On 22/05/2019 12:30, Chris Hogg wrote:
On Wed, 22 May 2019 10:00:14 -0000 (UTC), (Nick
Maclaren) wrote:

In article ,
Roger Tonkin wrote:

Bit confused about Nicks comment on "soilless" compost. I used
a standard garden centre product Levington Potting compost with
added John Innes, what ever that may mean,


Er, did it SERIOUSLY say that? If so, God alone knows what it means,
because the marketdroids that wrote that text assuredly didn't.

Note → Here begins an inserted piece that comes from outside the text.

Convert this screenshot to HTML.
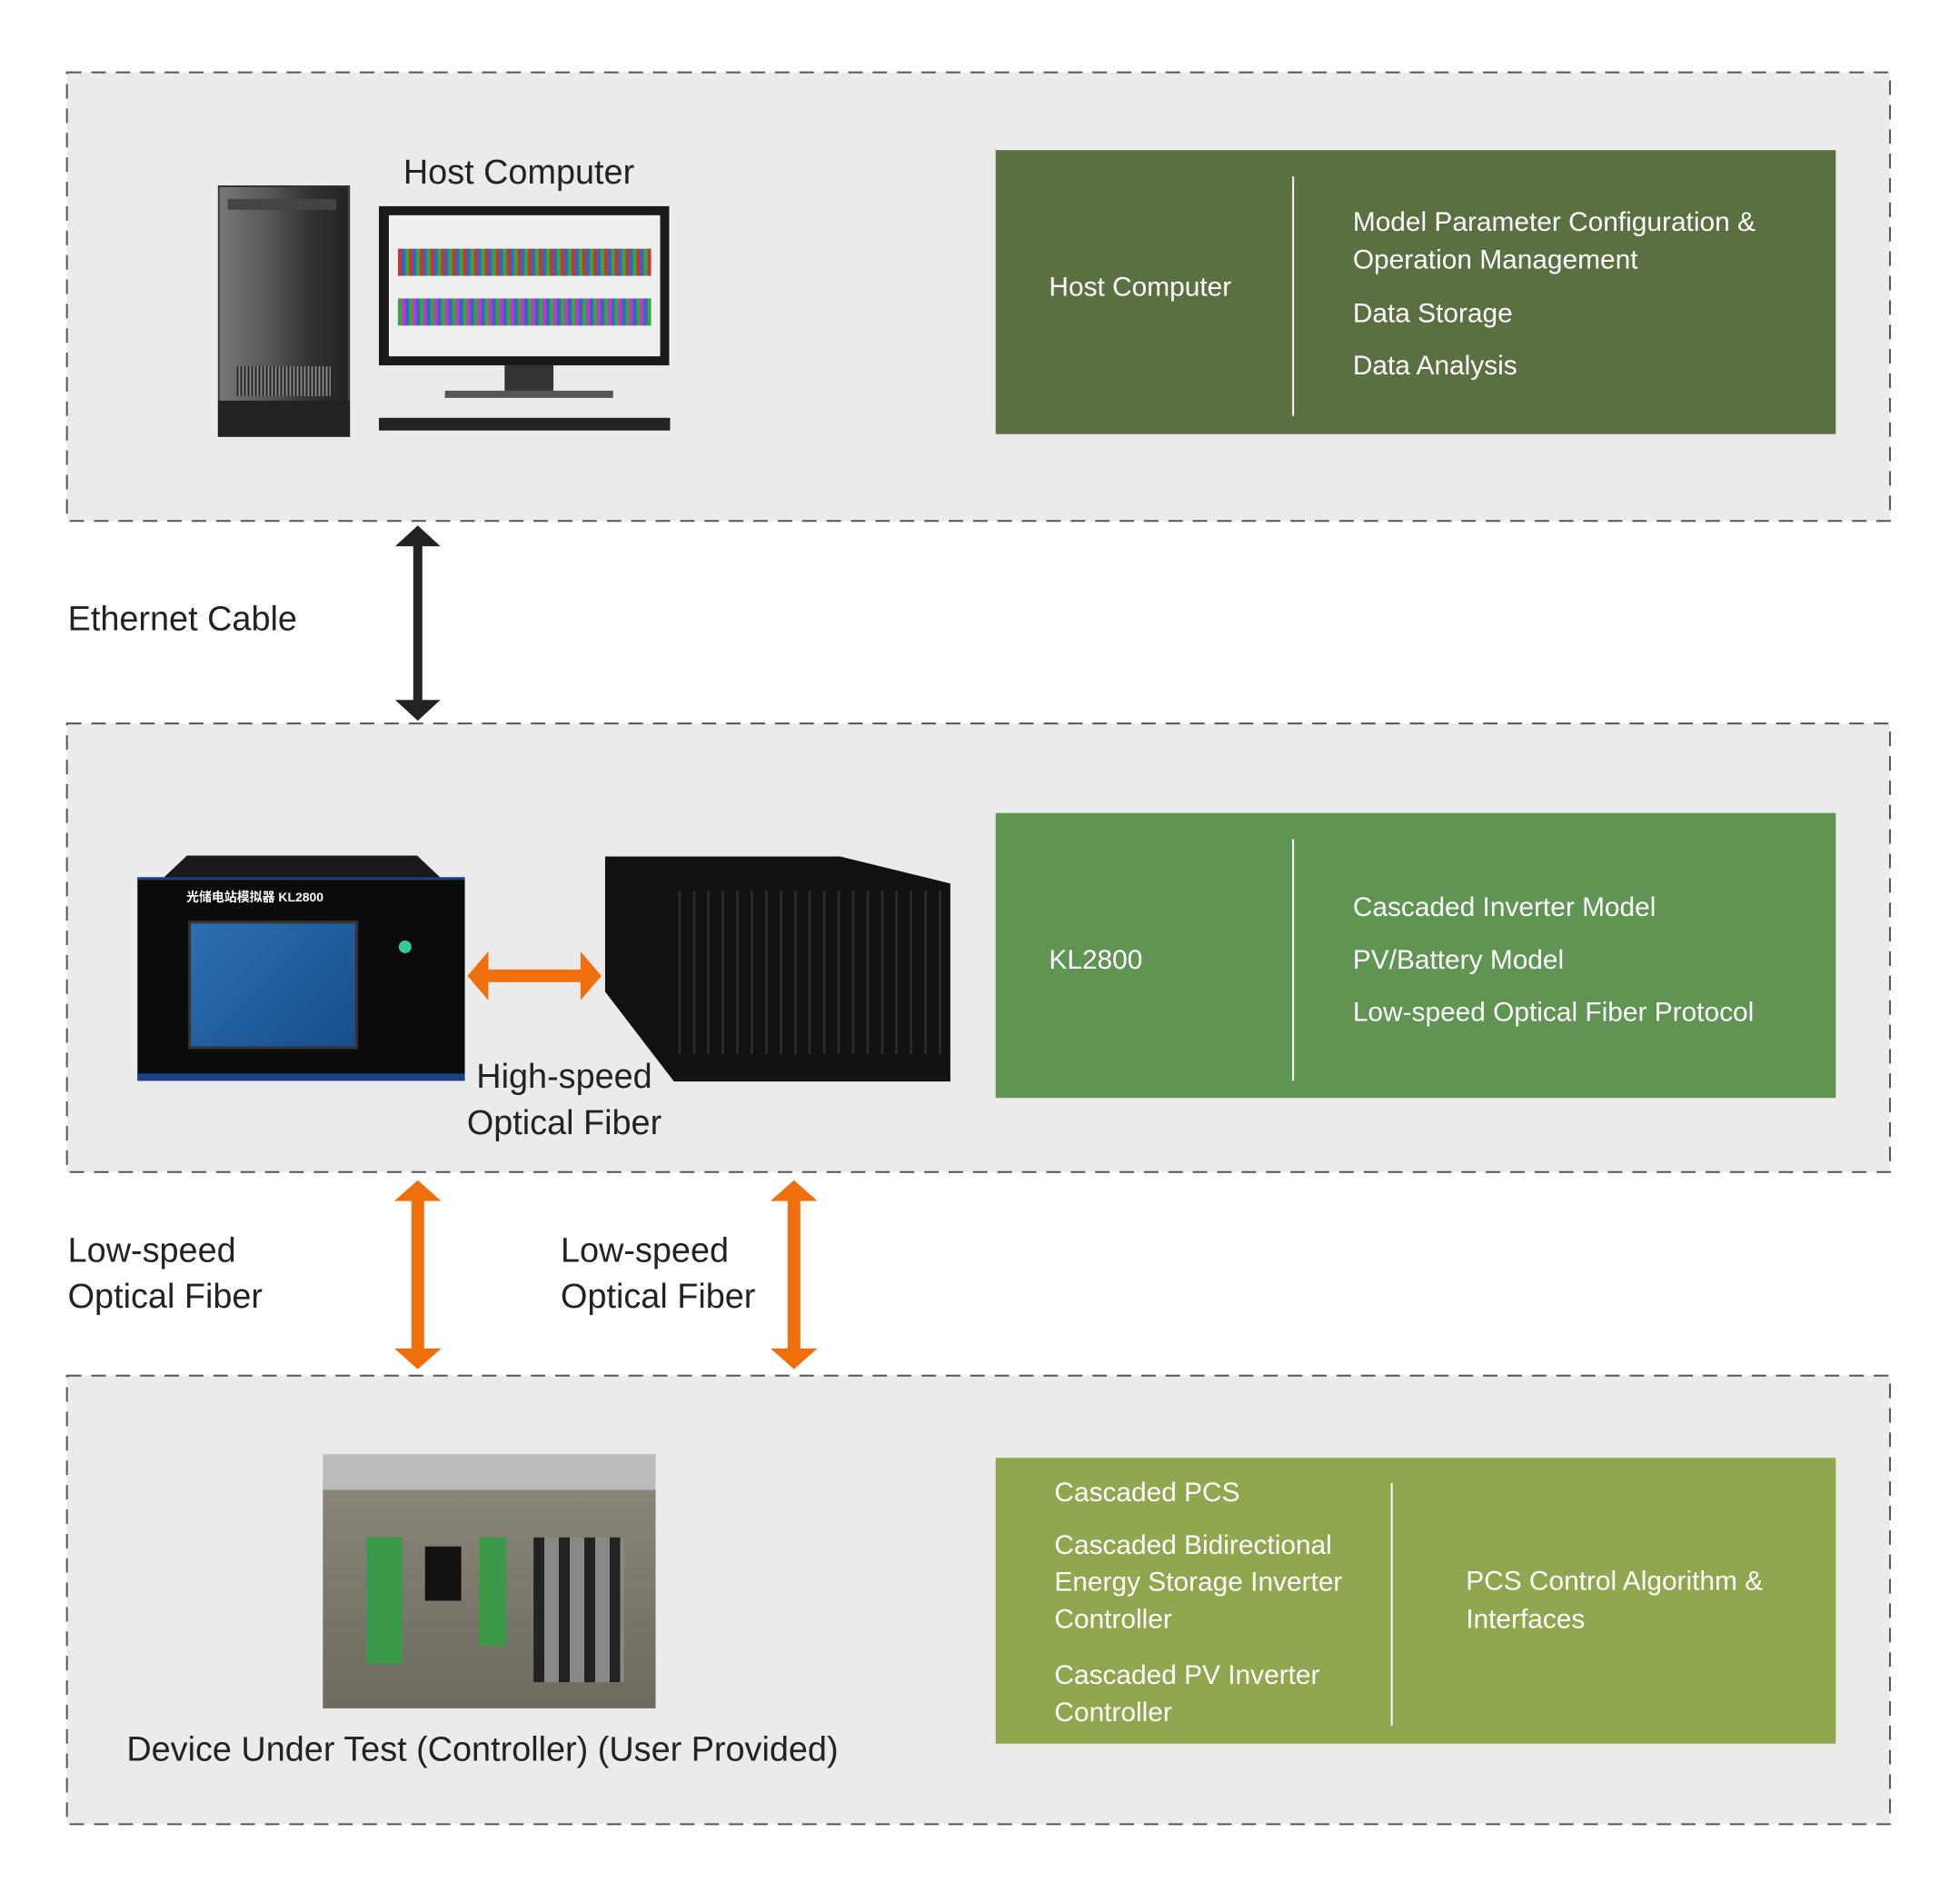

I see it for sale in our local Wyevale GC. As you say, God alone knows
what it means. I avoid it, regarding it as purely a sales pitch to
attract those who've heard of JI, but don't really understand what it
means.


John Innes compost is a class of composts, made mostly from 'soil'
(including sand and some clay). Soilless composts are made from
(traditionally) peat and (mostly nowadays) coir etc. The difference
I was referring to is that clay holds mineral nutrients far better
than the soilless material does, which is why soils without it need
so much humus (which also holds them).

The executive summary is that plants in pots run out of nutrients
more thoroughly in soilless than John Innes composts, so need them
replacing.


+1 to that explanation

I was brought up with JI compost, we used to make our own, with a small
boiler belting out steam to steralize the soil. we made around 10 tons a
year.

7 parts by loose volume medium sterilized loam
3 parts by loose volume good peat or peat substitute
2 parts by loose volume coarse sand

b) Fertilizer mix (John Innes Base)

2 parts by weight hoof and horn meal
2 parts by weight superphosphate
1 part by weight sulphate of potash

Then in the late 50's U C (University of California) came up with soil
free compost.

For your old compost I'd re use it, possibly with about 20% of new added
and I'd use Vitax Q4 to re feed it as it has trace elements.